Dynamic Kernel Scheduler (DKS) was developed in order to provide a software layer between host application and different hardware accelerators. DKS handles the communication between the host and the hardware accelerators, schedules task execution, and provides a library of built-in algorithms. Algorithms available in the DKS library are written in CUDA, OpenCL and OpenMP. Depending on the available hardware, the DKS can select the appropriate implementation of the algorithm.
Boxfish: Mapping Performance Data and Visualizations + Visualizing application semantics in performance tools
Thursday, March 26, 12 - 1pm; Bldg. 50F, Room 1647
Katherine Isaacs, University of California, Davis
Todd Gamblin, Lawrence Livermore National Laboratory
We collect vast amounts of data about the execution of our applications in order to optimize them, thereby making efficient use of our computing resources. However, analyzing this data is difficult, in part because the context in which it is informative differs from the context in which it is collected.
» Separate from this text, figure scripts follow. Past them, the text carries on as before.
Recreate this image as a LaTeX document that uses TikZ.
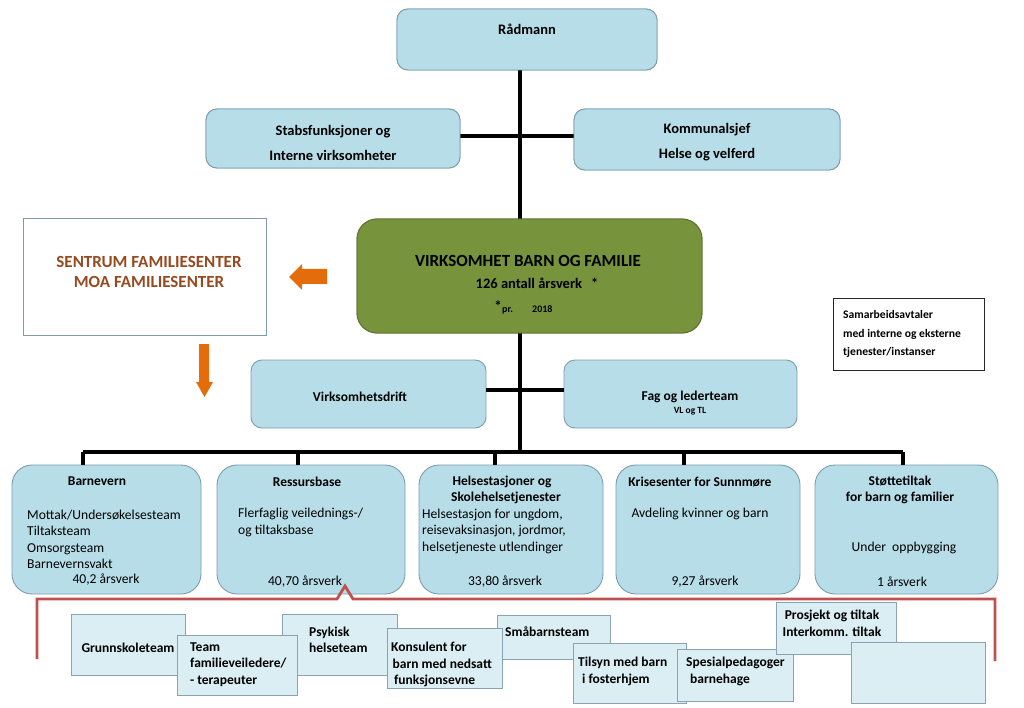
\documentclass[tikz,border=0pt]{standalone}
\usepackage{fontspec}
\setmainfont{Carlito}
\definecolor{lblue}{HTML}{B7DEE8}
\definecolor{lbord}{HTML}{7E9CAE}
\definecolor{sblue}{HTML}{DAEEF3}
\definecolor{sbord}{HTML}{8AA2B2}
\definecolor{vgreen}{HTML}{77933C}
\definecolor{gbord}{HTML}{5B722E}
\definecolor{aorange}{HTML}{E46C0A}
\definecolor{tbrown}{HTML}{974A20}
\definecolor{bred}{HTML}{C0504D}
\tikzset{
  box/.style={rectangle, draw=lbord, fill=lblue, line width=0.9pt, inner sep=0pt},
  topbox/.style={box, rounded corners=11pt},
  botbox/.style={box, rounded corners=20pt},
  greenbox/.style={rectangle, rounded corners=20pt, draw=gbord, fill=vgreen, line width=0.9pt, inner sep=0pt},
  plainbox/.style={rectangle, draw=#1, fill=white, line width=0.9pt, inner sep=0pt},
  smallbox/.style={rectangle, draw=sbord, fill=sblue, line width=0.9pt, inner sep=0pt},
  conn/.style={draw=black, line width=3.6pt},
  redline/.style={draw=bred, line width=2.8pt, line join=miter},
  arrowfill/.style={fill=aorange, draw=none},
  bt/.style={inner sep=0pt, font=\bfseries\fontsize{14.5}{17.5}\selectfont},
  st/.style={inner sep=0pt, font=\bfseries\fontsize{13.5}{16.5}\selectfont, align=left},
  rt/.style={inner sep=0pt, font=\fontsize{13.6}{16.5}\selectfont, align=left},
}
\begin{document}
\begin{tikzpicture}[x=1pt,y=-1pt]
\useasboundingbox (0,0) rectangle (1024,708);
\fill[white] (0,0) rectangle (1024,708);

% spine coordinates
\coordinate (spine) at (520,0);
\coordinate (jA) at (520,136);
\coordinate (jB) at (520,390);
\coordinate (jC) at (520,452);
\coordinate (d1) at (83,452);
\coordinate (d2) at (298,452);
\coordinate (d3) at (495,452);
\coordinate (d4) at (684,452);
\coordinate (d5) at (903,452);

% top boxes
\node[topbox, minimum width=260pt, minimum height=61pt] (rad) at (527,39.5) {};
\node[topbox, minimum width=254pt, minimum height=59pt] (stab) at (333,138.5) {};
\node[topbox, minimum width=266pt, minimum height=61pt] (komm) at (707,139.5) {};
\node[greenbox, minimum width=345pt, minimum height=114pt] (green) at (529.5,276) {};

\draw[conn] (rad.south -| spine) -- (green.north -| spine);
\draw[conn] (stab.east |- jA) -- (komm.west |- jA);
\draw[conn] (green.south -| spine) -- (jC);
\draw[conn] (d1) -- (d5);

\node[topbox, minimum width=235pt, minimum height=68pt] (vd) at (368.5,394) {};
\node[topbox, minimum width=233pt, minimum height=68pt] (fag) at (680.5,394) {};
\draw[conn] (vd.east |- jB) -- (fag.west |- jB);

% redraw boxes on top of connector ends
\node[topbox, minimum width=260pt, minimum height=61pt] at (rad) {};
\node[topbox, minimum width=254pt, minimum height=59pt] at (stab) {};
\node[topbox, minimum width=266pt, minimum height=61pt] at (komm) {};
\node[greenbox, minimum width=345pt, minimum height=114pt] at (green) {};

\node[plainbox=lbord, minimum width=243pt, minimum height=117pt] (sentrum) at (144.5,276.5) {};
\node[plainbox=black!85, minimum width=151pt, minimum height=72pt, line width=0.8pt] (samarb) at (908.5,334) {};

% bottom boxes
\node[botbox, minimum width=189pt, minimum height=129pt] (b1) at (106.5,529.5) {};
\node[botbox, minimum width=188pt, minimum height=129pt] (b2) at (311,529.5) {};
\node[botbox, minimum width=184pt, minimum height=129pt] (b3) at (511,529.5) {};
\node[botbox, minimum width=184pt, minimum height=129pt] (b4) at (708,529.5) {};
\node[botbox, minimum width=183pt, minimum height=129pt] (b5) at (906.5,529.5) {};
\draw[conn] (d1) -- (d1 |- b1.north);
\draw[conn] (d2) -- (d2 |- b2.north);
\draw[conn] (d3) -- (d3 |- b3.north);
\draw[conn] (d4) -- (d4 |- b4.north);
\draw[conn] (d5) -- (d5 |- b5.north);

% orange arrows
\fill[arrowfill] (327,269) -- (302,269) -- (302,264) -- (289,277) -- (302,290) -- (302,284) -- (327,284) -- cycle;
\fill[arrowfill] (199,344) -- (209,344) -- (209,382) -- (213,382) -- (204.5,397) -- (196,382) -- (199,382) -- cycle;

% red bracket
\coordinate (r1) at (37,659);
\coordinate (r2) at (37,599);
\coordinate (r3) at (337,599);
\coordinate (r4) at (345,586);
\coordinate (r5) at (353,599);
\coordinate (r6) at (995,599);
\coordinate (r7) at (995,661);
\draw[redline] (r1) -- (r2) -- (r3) -- (r4) -- (r5) -- (r6) -- (r7);

% small boxes
\node[smallbox, minimum width=114pt, minimum height=61pt] (g1) at (128,644.5) {};
\node[smallbox, minimum width=115pt, minimum height=61pt] (g3) at (339.5,644.5) {};
\node[smallbox, minimum width=120pt, minimum height=60pt] (g2) at (237,665) {};
\node[smallbox, minimum width=113pt, minimum height=44pt] (g5) at (553.5,637) {};
\node[smallbox, minimum width=115pt, minimum height=60pt] (g4) at (444.5,658) {};
\node[smallbox, minimum width=113pt, minimum height=60pt] (g6) at (629.5,673) {};
\node[smallbox, minimum width=116pt, minimum height=52pt] (g7) at (735,675) {};
\node[smallbox, minimum width=120pt, minimum height=52pt] (g8) at (836,628) {};
\node[smallbox, minimum width=134pt, minimum height=61pt] (g9) at (918,672.5) {};

% texts top
\node[bt] (trad) at (527,29) {Rådmann};
\node[bt, align=center, font=\bfseries\fontsize{14.5}{25}\selectfont] (tstab) at (333,142.5) {Stabsfunksjoner og\\Interne virksomheter};
\node[bt, align=center, font=\bfseries\fontsize{14.5}{25}\selectfont] (tkomm) at (707,142.5) {Kommunalsjef\\Helse og velferd};
\node[bt, font=\bfseries\fontsize{17}{20}\selectfont] (tg1) at (528,261) {VIRKSOMHET BARN OG FAMILIE};
\node[bt] (tg2) at (537,283) {126 antall årsverk\hspace{9pt}*};
\node[bt, font=\bfseries\fontsize{15}{15}\selectfont] (tg3) at (498,306) {*};
\node[bt, font=\bfseries\fontsize{10}{10}\selectfont, anchor=west] (tg4) at (502,310.5) {pr.};
\node[bt, font=\bfseries\fontsize{10}{10}\selectfont, anchor=west] (tg5) at (532,309) {2018};
\node[bt, align=center, text=tbrown, font=\bfseries\fontsize{17}{20}\selectfont] (tsent) at (149,272) {SENTRUM FAMILIESENTER\\MOA FAMILIESENTER};
\node[bt, align=left, anchor=west, font=\bfseries\fontsize{11.6}{18.5}\selectfont] (tsam) at (843,334) {Samarbeidsavtaler\\med interne og eksterne\\tjenester/instanser};
\node[bt, font=\bfseries\fontsize{13.5}{16}\selectfont] (tvd) at (360,397) {Virksomhetsdrift};
\node[bt, font=\bfseries\fontsize{13.5}{16}\selectfont] (tfag) at (690,397) {Fag og lederteam};
\node[bt, font=\bfseries\fontsize{9.5}{10}\selectfont] (tfag2) at (690,411) {VL og TL};

% bottom box texts
\node[st] (h1) at (97,481) {Barnevern};
\node[rt, anchor=west] (l1) at (27,539.5) {Mottak/Undersøkelsesteam\\Tiltaksteam\\Omsorgsteam\\Barnevernsvakt};
\node[rt] (a1) at (106,580) {40,2 årsverk};

\node[st] (h2) at (307,482) {Ressursbase};
\node[rt, anchor=west] (l2) at (238,522.5) {Flerfaglig veilednings-/\\og tiltaksbase};
\node[rt] (a2) at (305,582) {40,70 årsverk};

\node[st, align=center] (h3) at (502,490) {Helsestasjoner og\\\hspace*{8pt}Skolehelsetjenester};
\node[rt, anchor=west] (l3) at (422,531) {Helsestasjon for ungdom,\\reisevaksinasjon, jordmor,\\helsetjeneste utlendinger};
\node[rt] (a3) at (505,582) {33,80 årsverk};

\node[st] (h4) at (700,482) {Krisesenter for Sunnmøre};
\node[rt] (l4) at (700,514) {Avdeling kvinner og barn};
\node[rt] (a4) at (705,582) {9,27 årsverk};

\node[st, align=center] (h5) at (900,490) {Støttetiltak\\for barn og familier};
\node[rt] (l5) at (904,548) {Under\hspace{6pt}oppbygging};
\node[rt] (a5) at (902,582) {1 årsverk};

% small box texts
\node[st] (s1) at (128,648) {Grunnskoleteam};
\node[st, anchor=west] (s2) at (190,664.5) {Team\\familieveiledere/\\- terapeuter};
\node[st, anchor=west] (s3) at (309,640) {Psykisk\\helseteam};
\node[st, anchor=west] (s4) at (391,664.5) {Konsulent for\\\hspace*{1.5pt}barn med nedsatt\\\hspace*{3pt}funksjonsevne};
\node[st, anchor=west] (s5) at (505,632) {Småbarnsteam};
\node[st, anchor=west] (s6) at (578,671.5) {Tilsyn med barn\\\hspace*{4pt}i fosterhjem};
\node[st, anchor=west] (s7) at (686,671.5) {Spesialpedagoger\\\hspace*{4pt}barnehage};
\node[st, align=center] (s8) at (832,623.5) {Prosjekt og tiltak\\Interkomm. tiltak};
\end{tikzpicture}
\end{document}
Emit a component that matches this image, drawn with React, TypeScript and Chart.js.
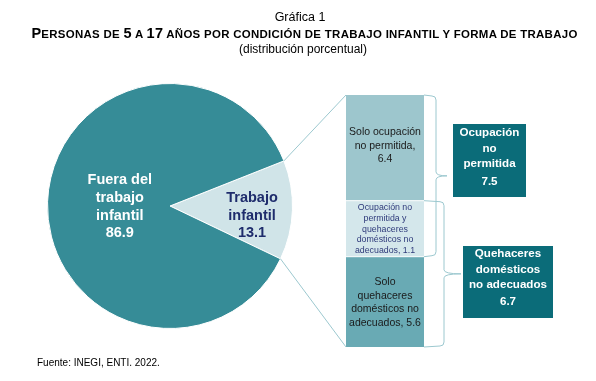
import React, { useEffect, useRef } from "react";
import { Chart, registerables } from "chart.js";

Chart.register(...registerables);

// ---------- DATA ----------
const pieCategories = ["Trabajo infantil", "Fuera del trabajo infantil"];
const pieValues = [13.1, 86.9];
const pieLabelLines = [["Trabajo", "infantil"], ["Fuera del", "trabajo", "infantil"]];

// stacked bar (bottom -> top)
const barCategories = [
  "Solo quehaceres domésticos no adecuados",
  "Ocupación no permitida y quehaceres domésticos no adecuados",
  "Solo ocupación no permitida",
];
const barValues = [5.6, 1.1, 6.4];
const barLabelLines = [
  ["Solo", "quehaceres", "domésticos no", "adecuados, "],
  ["Ocupación no", "permitida y", "quehaceres", "domésticos no", "adecuados, "],
  ["Solo ocupación", "no permitida,", ""],
];

const groupLabelLines = [["Ocupación", "no", "permitida"], ["Quehaceres", "domésticos", "no adecuados"]];
const groupValues = [7.5, 6.7];

const titleTop = "Gráfica 1";
// [text, isLarge]
const titleMainParts: [string, boolean][] = [
  ["P", true],
  ["ERSONAS DE ", false],
  ["5", true],
  [" A ", false],
  ["17", true],
  [" AÑOS POR CONDICIÓN DE TRABAJO INFANTIL Y FORMA DE TRABAJO", false],
];
const titleSub = "(distribución porcentual)";
const sourceText = "Fuente: INEGI, ENTI. 2022.";

// ---------- STYLE ----------
const FONT = '"Liberation Sans", Arial, Helvetica, sans-serif';
const PIE_COLORS = ["#D0E4E8", "#368C97"];
const BAR_COLORS = ["#69AAB4", "#D4E7EB", "#9DC6CD"];
const BOX_COLOR = "#0B6C79";
const LINE_COLOR = "#9CC8CF";
const NAVY = "#1E2C6C";

function drawLines(ctx: CanvasRenderingContext2D, lines: string[], cx: number, cy: number, lh: number) {
  const n = lines.length;
  lines.forEach((l, i) => {
    ctx.fillText(l, cx, cy + (i - (n - 1) / 2) * lh);
  });
}

export default function App() {
  const pieRef = useRef<HTMLCanvasElement | null>(null);
  const barRef = useRef<HTMLCanvasElement | null>(null);

  useEffect(() => {
    if (!pieRef.current || !barRef.current) return;

    const pieLabelPlugin = {
      id: "pieLabels",
      afterDatasetsDraw(chart: any) {
        const ctx = chart.ctx as CanvasRenderingContext2D;
        const meta = chart.getDatasetMeta(0);
        ctx.save();
        ctx.textAlign = "center";
        ctx.textBaseline = "middle";
        ctx.font = `bold 14.5px ${FONT}`;
        meta.data.forEach((arc: any, i: number) => {
          const p = arc.getProps(["x", "y", "startAngle", "endAngle", "outerRadius"], true);
          const mid = (p.startAngle + p.endAngle) / 2;
          const f = i === 0 ? 0.67 : 0.41;
          const cx = p.x + Math.cos(mid) * p.outerRadius * f;
          const cy = p.y + Math.sin(mid) * p.outerRadius * f + (i === 0 ? 7 : 2.5);
          ctx.fillStyle = i === 0 ? NAVY : "#FFFFFF";
          drawLines(ctx, [...pieLabelLines[i], pieValues[i].toFixed(1)], cx, cy, 17.6);
        });
        ctx.restore();
      },
    };

    const pie = new Chart(pieRef.current, {
      type: "pie",
      data: {
        labels: pieCategories,
        datasets: [
          {
            data: pieValues,
            backgroundColor: PIE_COLORS,
            borderColor: "#FFFFFF",
            borderWidth: 1,
          },
        ],
      },
      options: {
        responsive: false,
        animation: false,
        rotation: 68.4,
        layout: { padding: { left: 47, right: 303, top: 83, bottom: 52 } },
        plugins: { legend: { display: false }, tooltip: { enabled: false } },
      },
      plugins: [pieLabelPlugin],
    } as any);

    const total = barValues.reduce((a, b) => a + b, 0);

    const barPlugin = {
      id: "barDecor",
      afterDatasetsDraw(chart: any) {
        const ctx = chart.ctx as CanvasRenderingContext2D;
        const els = barValues.map((_, i) =>
          chart.getDatasetMeta(i).data[0].getProps(["x", "y", "base", "width"], true)
        );
        const left = els[0].x - els[0].width / 2;
        const right = els[0].x + els[0].width / 2;
        const barTop = els[2].y;
        const barBottom = els[0].base;

        // connectors from the pie slice
        const arc = pie.getDatasetMeta(0).data[0] as any;
        const a = arc.getProps(["x", "y", "startAngle", "endAngle", "outerRadius"], true);
        ctx.save();
        ctx.strokeStyle = LINE_COLOR;
        ctx.lineWidth = 1;
        ctx.beginPath();
        ctx.moveTo(a.x + Math.cos(a.startAngle) * a.outerRadius, a.y + Math.sin(a.startAngle) * a.outerRadius);
        ctx.lineTo(left, barTop);
        ctx.moveTo(a.x + Math.cos(a.endAngle) * a.outerRadius, a.y + Math.sin(a.endAngle) * a.outerRadius);
        ctx.lineTo(left, barBottom);
        ctx.stroke();
        ctx.restore();

        // middle label with background
        ctx.save();
        const midEl = els[1];
        const midC = (midEl.y + midEl.base) / 2;
        const midLines = [...barLabelLines[1]];
        midLines[midLines.length - 1] += barValues[1].toFixed(1);
        const lhM = 10.6;
        const boxH = midLines.length * lhM + 3;
        const boxTop = midC - boxH / 2;
        const boxBottom = midC + boxH / 2;
        ctx.fillStyle = BAR_COLORS[1];
        ctx.fillRect(left, boxTop, right - left, boxH);
        ctx.strokeStyle = "#FFFFFF";
        ctx.lineWidth = 1;
        ctx.beginPath();
        ctx.moveTo(left, boxTop);
        ctx.lineTo(right, boxTop);
        ctx.moveTo(left, boxBottom);
        ctx.lineTo(right, boxBottom);
        ctx.stroke();
        ctx.textAlign = "center";
        ctx.textBaseline = "middle";
        ctx.fillStyle = "#2E3A7A";
        ctx.font = `8.8px ${FONT}`;
        drawLines(ctx, midLines, (left + right) / 2, midC + 0.5, lhM);

        // top & bottom labels
        ctx.fillStyle = "#1A1A1A";
        ctx.font = `10.5px ${FONT}`;
        const topLines = [...barLabelLines[2]];
        topLines[topLines.length - 1] += barValues[2].toFixed(1);
        const topC = (els[2].y + boxTop) / 2 - 2;
        drawLines(ctx, topLines, (left + right) / 2, topC, 13.5);
        const botLines = [...barLabelLines[0]];
        botLines[botLines.length - 1] += barValues[0].toFixed(1);
        const botC = (boxBottom + els[0].base) / 2 + 1;
        drawLines(ctx, botLines, (left + right) / 2, botC, 13.5);
        ctx.restore();

        // brackets
        const bracket = (top: number, bottom: number, arm: number, tip: number) => {
          const xv = right + arm;
          const r = 4;
          const ty = (top + bottom) / 2;
          ctx.beginPath();
          ctx.moveTo(right, top);
          ctx.lineTo(xv - r, top + 1);
          ctx.quadraticCurveTo(xv, top + 1, xv, top + r + 1);
          ctx.lineTo(xv, ty - r);
          ctx.quadraticCurveTo(xv, ty, xv + tip, ty);
          ctx.moveTo(xv + tip, ty);
          ctx.quadraticCurveTo(xv, ty, xv, ty + r);
          ctx.lineTo(xv, bottom - r - 1);
          ctx.quadraticCurveTo(xv, bottom - 1, xv - r, bottom - 1);
          ctx.lineTo(right, bottom);
          ctx.stroke();
          return { tipX: xv + tip, tipY: ty };
        };
        ctx.save();
        ctx.strokeStyle = LINE_COLOR;
        ctx.lineWidth = 1;
        const b1 = bracket(barTop, boxBottom, 12, 11);
        const b2 = bracket(boxTop, barBottom, 20, 17);
        ctx.restore();

        // group boxes
        const drawBox = (i: number, x: number, y: number, w: number, h: number, lines: number[]) => {
          ctx.save();
          ctx.fillStyle = BOX_COLOR;
          ctx.fillRect(x, y, w, h);
          ctx.fillStyle = "#FFFFFF";
          ctx.textAlign = "center";
          ctx.textBaseline = "middle";
          ctx.font = `bold 11.6px ${FONT}`;
          const all = [...groupLabelLines[i], groupValues[i].toFixed(1)];
          all.forEach((l, k) => ctx.fillText(l, x + w / 2, lines[k]));
          ctx.restore();
        };
        drawBox(0, b1.tipX + 6, 124, 73, 73, [133, 149, 164, 182]);
        drawBox(1, b2.tipX + 2, 246, 90, 72, [254, 270, 285, 302]);
      },
    };

    const bar = new Chart(barRef.current, {
      type: "bar",
      data: {
        labels: [""],
        datasets: barValues.map((v, i) => ({
          label: barCategories[i],
          data: [v],
          backgroundColor: BAR_COLORS[i],
          borderWidth: 0,
          barPercentage: 1,
          categoryPercentage: 1,
          stack: "s",
        })),
      },
      options: {
        responsive: false,
        animation: false,
        layout: { padding: { left: 346, right: 172, top: 95, bottom: 34 } },
        scales: {
          x: { stacked: true, display: false },
          y: { stacked: true, display: false, min: 0, max: total },
        },
        plugins: { legend: { display: false }, tooltip: { enabled: false } },
      },
      plugins: [barPlugin],
    } as any);

    return () => {
      bar.destroy();
      pie.destroy();
    };
  }, []);

  const textBase: React.CSSProperties = {
    position: "absolute",
    left: 0,
    width: 606,
    textAlign: "center",
    fontFamily: FONT,
    color: "#000",
    whiteSpace: "nowrap",
  };

  return (
    <div style={{ position: "fixed", left: 0, top: 0, width: 596, height: 381, background: "#FFFFFF", overflow: "hidden" }}>
      <canvas ref={pieRef} width={596} height={381} style={{ position: "absolute", left: 0, top: 0 }} />
      <canvas ref={barRef} width={596} height={381} style={{ position: "absolute", left: 0, top: 0 }} />
      <div style={{ ...textBase, width: 600, top: 9, fontSize: 12.5, lineHeight: "16px" }}>{titleTop}</div>
      <div style={{ ...textBase, width: 609, top: 25, lineHeight: "16px", fontWeight: "bold", letterSpacing: 0.3 }}>
        {titleMainParts.map(([t, big], i) => (
          <span key={i} style={{ fontSize: big ? 14.5 : 11.45 }}>
            {t}
          </span>
        ))}
      </div>
      <div style={{ ...textBase, top: 41, fontSize: 12, lineHeight: "16px" }}>{titleSub}</div>
      <div style={{ position: "absolute", left: 37, top: 356, fontSize: 10, lineHeight: "14px", fontFamily: FONT, color: "#000" }}>
        {sourceText}
      </div>
    </div>
  );
}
Boxfish is a visualization platform which manages the relationships among contexts, allowing analysts to explore their data in the terms of the multiple factors affecting overall performance. In this talk, I will go over the key features of Boxfish and discuss a few ways it has been used to understand performance data. In addition to Boxfish, LLNL is developing a number of other contextual performance visualization tools. I will discuss Ravel and MemAxes: tools for visualizing distributed-memory MPI traces and on-node memory performance data, respectively. As with Boxfish, these tools project performance data onto the application domain. However, both tools take special steps to generate application views. Ravel performs analysis on MPI event traces to identify logical time steps and to restore structure in views of communication patterns. MemAxes implements specialized measurement techniques to associate memory references with mesh elements at runtime. I will discuss these techniques, as well as ongoing work at LLNL to simplify the task of incorporating application semantics in performance analysis tools.